> PROBLEM DETAILS
Repeat exactly the lines from the start through the line with "linestyle=(0, (0.9, 1.1)))", both ends included.

> Entries with chart source code
════════════════════
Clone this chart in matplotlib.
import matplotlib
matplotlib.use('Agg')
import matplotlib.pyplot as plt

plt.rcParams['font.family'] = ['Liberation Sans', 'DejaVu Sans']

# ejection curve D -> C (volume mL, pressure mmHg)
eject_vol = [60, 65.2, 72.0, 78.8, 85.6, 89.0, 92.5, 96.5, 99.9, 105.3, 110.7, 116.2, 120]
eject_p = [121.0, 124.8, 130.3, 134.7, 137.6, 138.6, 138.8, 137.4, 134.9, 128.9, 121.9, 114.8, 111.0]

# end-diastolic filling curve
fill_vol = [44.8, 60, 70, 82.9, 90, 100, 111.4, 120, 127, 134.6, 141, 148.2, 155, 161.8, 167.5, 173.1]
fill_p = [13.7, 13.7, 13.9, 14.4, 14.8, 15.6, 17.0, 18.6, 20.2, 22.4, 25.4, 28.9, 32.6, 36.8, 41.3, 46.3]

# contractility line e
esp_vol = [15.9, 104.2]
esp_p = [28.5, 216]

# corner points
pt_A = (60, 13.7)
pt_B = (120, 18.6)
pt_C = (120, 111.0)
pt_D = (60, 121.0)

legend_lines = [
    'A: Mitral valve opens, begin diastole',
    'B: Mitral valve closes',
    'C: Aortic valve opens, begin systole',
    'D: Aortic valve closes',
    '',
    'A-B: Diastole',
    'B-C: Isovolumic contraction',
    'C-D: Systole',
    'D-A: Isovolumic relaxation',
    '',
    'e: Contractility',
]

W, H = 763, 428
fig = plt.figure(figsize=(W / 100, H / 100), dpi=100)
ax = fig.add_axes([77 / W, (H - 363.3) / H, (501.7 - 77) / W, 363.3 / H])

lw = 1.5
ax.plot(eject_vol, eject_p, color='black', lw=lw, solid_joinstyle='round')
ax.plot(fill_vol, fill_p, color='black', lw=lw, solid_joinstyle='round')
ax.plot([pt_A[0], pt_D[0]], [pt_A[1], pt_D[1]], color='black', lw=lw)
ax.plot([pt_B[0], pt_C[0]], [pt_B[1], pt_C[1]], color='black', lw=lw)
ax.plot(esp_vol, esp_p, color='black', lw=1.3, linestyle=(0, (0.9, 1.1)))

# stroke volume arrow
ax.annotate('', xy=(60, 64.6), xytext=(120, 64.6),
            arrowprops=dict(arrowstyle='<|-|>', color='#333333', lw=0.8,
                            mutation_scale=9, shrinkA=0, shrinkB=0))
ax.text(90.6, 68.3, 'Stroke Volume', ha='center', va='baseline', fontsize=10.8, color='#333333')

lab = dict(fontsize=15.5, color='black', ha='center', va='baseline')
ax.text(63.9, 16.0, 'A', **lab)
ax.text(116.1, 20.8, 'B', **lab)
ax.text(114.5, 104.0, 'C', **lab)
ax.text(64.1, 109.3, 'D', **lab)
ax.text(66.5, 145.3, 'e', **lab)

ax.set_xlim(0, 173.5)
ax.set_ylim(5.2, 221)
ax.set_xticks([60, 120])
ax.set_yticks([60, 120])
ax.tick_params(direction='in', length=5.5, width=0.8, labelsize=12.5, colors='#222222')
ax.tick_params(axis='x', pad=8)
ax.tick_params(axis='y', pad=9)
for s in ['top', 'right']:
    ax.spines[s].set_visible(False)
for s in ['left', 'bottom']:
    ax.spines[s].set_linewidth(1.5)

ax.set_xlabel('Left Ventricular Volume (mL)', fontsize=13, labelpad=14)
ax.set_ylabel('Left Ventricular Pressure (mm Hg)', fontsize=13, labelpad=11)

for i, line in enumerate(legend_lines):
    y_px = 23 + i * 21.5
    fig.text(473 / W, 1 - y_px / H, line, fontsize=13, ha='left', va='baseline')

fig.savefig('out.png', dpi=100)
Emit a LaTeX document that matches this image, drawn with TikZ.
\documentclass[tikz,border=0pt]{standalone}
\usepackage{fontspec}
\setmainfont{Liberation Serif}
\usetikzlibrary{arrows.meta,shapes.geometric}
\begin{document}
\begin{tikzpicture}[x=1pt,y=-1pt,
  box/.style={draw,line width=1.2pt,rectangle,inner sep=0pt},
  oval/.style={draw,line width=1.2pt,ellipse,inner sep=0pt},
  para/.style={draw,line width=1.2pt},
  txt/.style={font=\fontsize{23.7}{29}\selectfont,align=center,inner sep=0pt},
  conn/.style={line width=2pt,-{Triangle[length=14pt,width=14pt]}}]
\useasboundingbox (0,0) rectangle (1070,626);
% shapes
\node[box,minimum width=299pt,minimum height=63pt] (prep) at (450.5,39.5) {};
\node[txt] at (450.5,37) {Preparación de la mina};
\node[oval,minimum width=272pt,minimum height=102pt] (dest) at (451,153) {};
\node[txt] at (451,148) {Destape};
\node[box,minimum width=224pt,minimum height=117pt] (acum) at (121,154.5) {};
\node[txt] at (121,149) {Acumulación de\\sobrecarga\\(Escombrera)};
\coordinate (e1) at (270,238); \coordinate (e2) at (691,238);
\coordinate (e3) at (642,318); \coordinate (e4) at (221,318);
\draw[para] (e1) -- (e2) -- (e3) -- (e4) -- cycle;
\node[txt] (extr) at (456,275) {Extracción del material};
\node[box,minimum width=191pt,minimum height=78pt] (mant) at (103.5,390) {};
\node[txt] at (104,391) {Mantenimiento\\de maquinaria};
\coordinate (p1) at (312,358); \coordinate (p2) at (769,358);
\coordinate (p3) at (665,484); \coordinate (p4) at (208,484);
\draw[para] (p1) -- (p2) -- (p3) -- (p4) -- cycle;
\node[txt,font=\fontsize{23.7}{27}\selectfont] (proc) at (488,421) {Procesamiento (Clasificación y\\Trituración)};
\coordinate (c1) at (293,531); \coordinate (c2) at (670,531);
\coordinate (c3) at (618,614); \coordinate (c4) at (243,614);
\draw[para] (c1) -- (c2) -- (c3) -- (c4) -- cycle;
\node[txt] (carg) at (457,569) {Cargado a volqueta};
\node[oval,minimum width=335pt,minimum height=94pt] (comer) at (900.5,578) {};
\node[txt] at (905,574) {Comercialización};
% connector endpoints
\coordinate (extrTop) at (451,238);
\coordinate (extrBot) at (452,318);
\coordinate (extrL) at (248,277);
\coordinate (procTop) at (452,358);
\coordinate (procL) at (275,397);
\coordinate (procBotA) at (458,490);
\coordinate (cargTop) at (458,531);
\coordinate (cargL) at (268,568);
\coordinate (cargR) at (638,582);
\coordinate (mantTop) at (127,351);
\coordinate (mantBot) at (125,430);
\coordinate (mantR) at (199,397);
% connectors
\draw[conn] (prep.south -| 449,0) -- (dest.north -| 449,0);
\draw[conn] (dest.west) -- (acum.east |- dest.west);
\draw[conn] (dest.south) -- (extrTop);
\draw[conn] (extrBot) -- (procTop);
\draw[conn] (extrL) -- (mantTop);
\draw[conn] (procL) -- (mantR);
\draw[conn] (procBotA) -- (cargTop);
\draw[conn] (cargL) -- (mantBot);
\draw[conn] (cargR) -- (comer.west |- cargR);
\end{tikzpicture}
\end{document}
════════════════════
> REPLY TO THE EXERCISE
Clone this chart in matplotlib.
import matplotlib
matplotlib.use('Agg')
import matplotlib.pyplot as plt

plt.rcParams['font.family'] = ['Liberation Sans', 'DejaVu Sans']

# ejection curve D -> C (volume mL, pressure mmHg)
eject_vol = [60, 65.2, 72.0, 78.8, 85.6, 89.0, 92.5, 96.5, 99.9, 105.3, 110.7, 116.2, 120]
eject_p = [121.0, 124.8, 130.3, 134.7, 137.6, 138.6, 138.8, 137.4, 134.9, 128.9, 121.9, 114.8, 111.0]

# end-diastolic filling curve
fill_vol = [44.8, 60, 70, 82.9, 90, 100, 111.4, 120, 127, 134.6, 141, 148.2, 155, 161.8, 167.5, 173.1]
fill_p = [13.7, 13.7, 13.9, 14.4, 14.8, 15.6, 17.0, 18.6, 20.2, 22.4, 25.4, 28.9, 32.6, 36.8, 41.3, 46.3]

# contractility line e
esp_vol = [15.9, 104.2]
esp_p = [28.5, 216]

# corner points
pt_A = (60, 13.7)
pt_B = (120, 18.6)
pt_C = (120, 111.0)
pt_D = (60, 121.0)

legend_lines = [
    'A: Mitral valve opens, begin diastole',
    'B: Mitral valve closes',
    'C: Aortic valve opens, begin systole',
    'D: Aortic valve closes',
    '',
    'A-B: Diastole',
    'B-C: Isovolumic contraction',
    'C-D: Systole',
    'D-A: Isovolumic relaxation',
    '',
    'e: Contractility',
]

W, H = 763, 428
fig = plt.figure(figsize=(W / 100, H / 100), dpi=100)
ax = fig.add_axes([77 / W, (H - 363.3) / H, (501.7 - 77) / W, 363.3 / H])

lw = 1.5
ax.plot(eject_vol, eject_p, color='black', lw=lw, solid_joinstyle='round')
ax.plot(fill_vol, fill_p, color='black', lw=lw, solid_joinstyle='round')
ax.plot([pt_A[0], pt_D[0]], [pt_A[1], pt_D[1]], color='black', lw=lw)
ax.plot([pt_B[0], pt_C[0]], [pt_B[1], pt_C[1]], color='black', lw=lw)
ax.plot(esp_vol, esp_p, color='black', lw=1.3, linestyle=(0, (0.9, 1.1)))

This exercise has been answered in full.